Authorities in the eastern Caribbean nation of St. Kitts and Nevis said Thursday they are investigating the circumstances that led to the discovery of at least 19 bodies found drifting at sea.
At around 11:30 a.m. local time on Wednesday the St. Kitts and Nevis Coast Guard responded to a report of a drifting vessel off the coast of Nevis. The partially submerged boat contained decomposed human remains. It was towed to St. Kitts, where police and medical officials are conducting investigations.
“It was a fishing vessel, which is not typically found in the Caribbean,” Police Commissioner James Sutton told The Associated Press. “We are not certain, but we believe that this vessel originated off the West African coast.”
Sutton said officials now face the difficult task of determining the exact number of bodies and identifying them. The advanced state of decomposition, he said, has made it difficult.
This is the first such discovery in recent memory in the twin-island nation.
In August, forensic authorities in the Dominican Republic worked to identify the remains of at least 14 mostly decomposed bodies found on an abandoned vessel 10 nautical miles of its northern coast.
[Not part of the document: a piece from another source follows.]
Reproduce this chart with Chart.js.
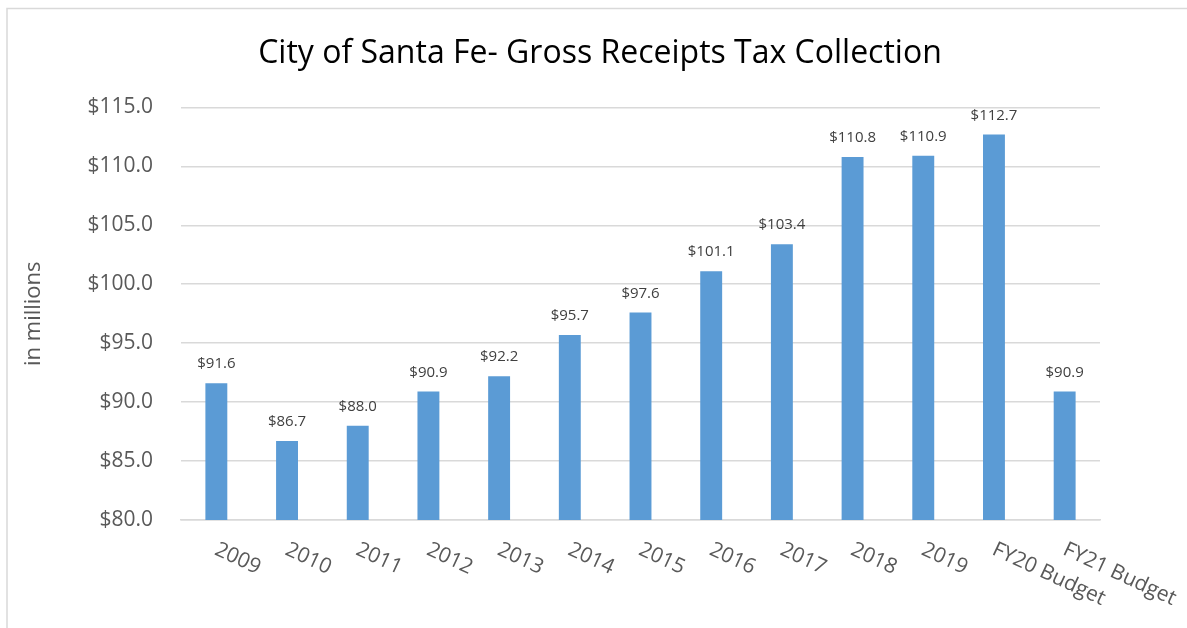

The Dominican Republic Navy said the 14 skeletons appeared to belong to individuals from Senegal and Mauritania, according to the documentation found next to the bodies.
In 2007, three bodies of people believed to be from North Korea were recovered in northern Japan, two days after authorities found a dilapidated empty boat, coast guard officials said. The coast guard said a Japanese fishing boat picked up a male body floating off the coast of Sakata in Yamagata prefecture and two more bodies washed up on a nearby beach an hour and half later. The bodies were decomposed, but one had a lapel pin thought to be North Korean.